There was at once an indication of complete antagonism between the conception of life as held by the aggressor and the conception of life which is the very foundation upon which this great Empire has been evolved - the right of people to quarrel with their own government, to criticize it, to defeat it, to provide an alternative to it, one which would undertake, as it were, some legislation, after their own heart's desire. These things may not be related intimately to the material world, but they are inherently part of the true dignity of man. They have in themselves, at any rate, the ingredients upon which the very essentials of liberty find subsistence. "It is no new thing that in this city you should use the word ‘freedom’, for this place for 600 or 800 years has witnessed many struggles to increase the domain of liberty, to make it wider, to make it more real, and that which constitutes the heritage of this generation comes to it as a trusteeship for preservation.

I am reminded, as we look at the world now, on the eve of events which have been planned for the purpose of overcoming the aggressor, and which we believe will succeed in that purpose, that there are things which the enemy has forcibly taken, that he has taken from the people of certain countries every right that they had, that they possessed for themselves. He has left them unable to defend what they had. It was wantonly taken from them because they were weak. There are times in the history of man's episodical life in which only by being strong can he be certain that he can be preserved. It is no orderly evolution that man has undergone. There are occasions in which the exercise of the strongest authority is necessary to preserve the greatest liberty. This is such an occasion. It is not the first occasion, but we do hope that it will be the last. That is the prayer of the Dominions. But prayer alone is not sufficient, it has to be accompanied by work.

It has to be made clear to the enemy that in the unity of labour and the gallantry of the forces and the steadfastness in the factories, the workshops, and the places where the tools of war are being fabricated not one moment is being lost. There is full devotion to the task of providing the men of the forces, whether they be the land forces, the air forces, or the men on the sea, with all that is requisite, mechanically and materially, for the work and service that they render, so that they are given the greatest possible aid. This is a war of machines and engines. Flesh and blood of itself cannot stand against the terrific onslaught which the enemy can produce. We have to match gun with gun, bomb with bomb, plane with plane, torpedo with torpedo; and then we have to do better than that, to match two guns for one, two bombs for one, two ships for one. That is the task of the civilian in this land and in the lands of the Dominions.

In accepting the freedom of this city to-day, I say to the civilians, that they cannot preserve their own freedom unless that task is completely performed. I want to say to the fighting men a word of gratitude for their heroism and their devotion. I want to say a word of gratitude for the skill of their commanders. We know how we commenced the struggle - unready, ill prepared, believing that war was too dreadful a thing for civilized governments to attempt again. But it came and we were well behind the mark. We had first to overtake ill-equipment, unreadiness, and all the handicaps. Lives were lost as a consequence. I believe that the leeway has been made good. I believe that, as I have said, the conference of Prime Ministers knows sufficient now about the war, not only to be confident that the enemy cannot win, but also to feel confident that the cause of freedom will be victorious.
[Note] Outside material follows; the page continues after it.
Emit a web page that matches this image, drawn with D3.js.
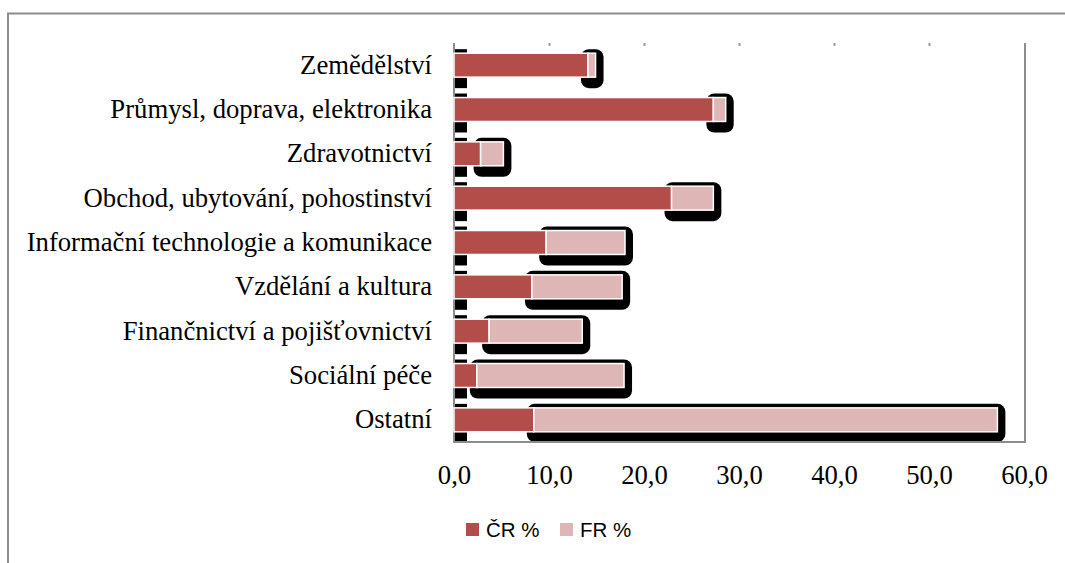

Just as, 140 years ago, some one in this city, the Prime Minister of that day, said that it was the exaltation of the people of Britain to have withstood everything that despotism and ambition could attempt, and it was their greater exaltation to hold out the prospect to subjugated peoples of an early liberation, so today we echo those words. We say that, having withstood for ourselves the attack which the enemy has made upon us, so we hold out the prospect of early liberation to the nations now ground under the oppressor's heel."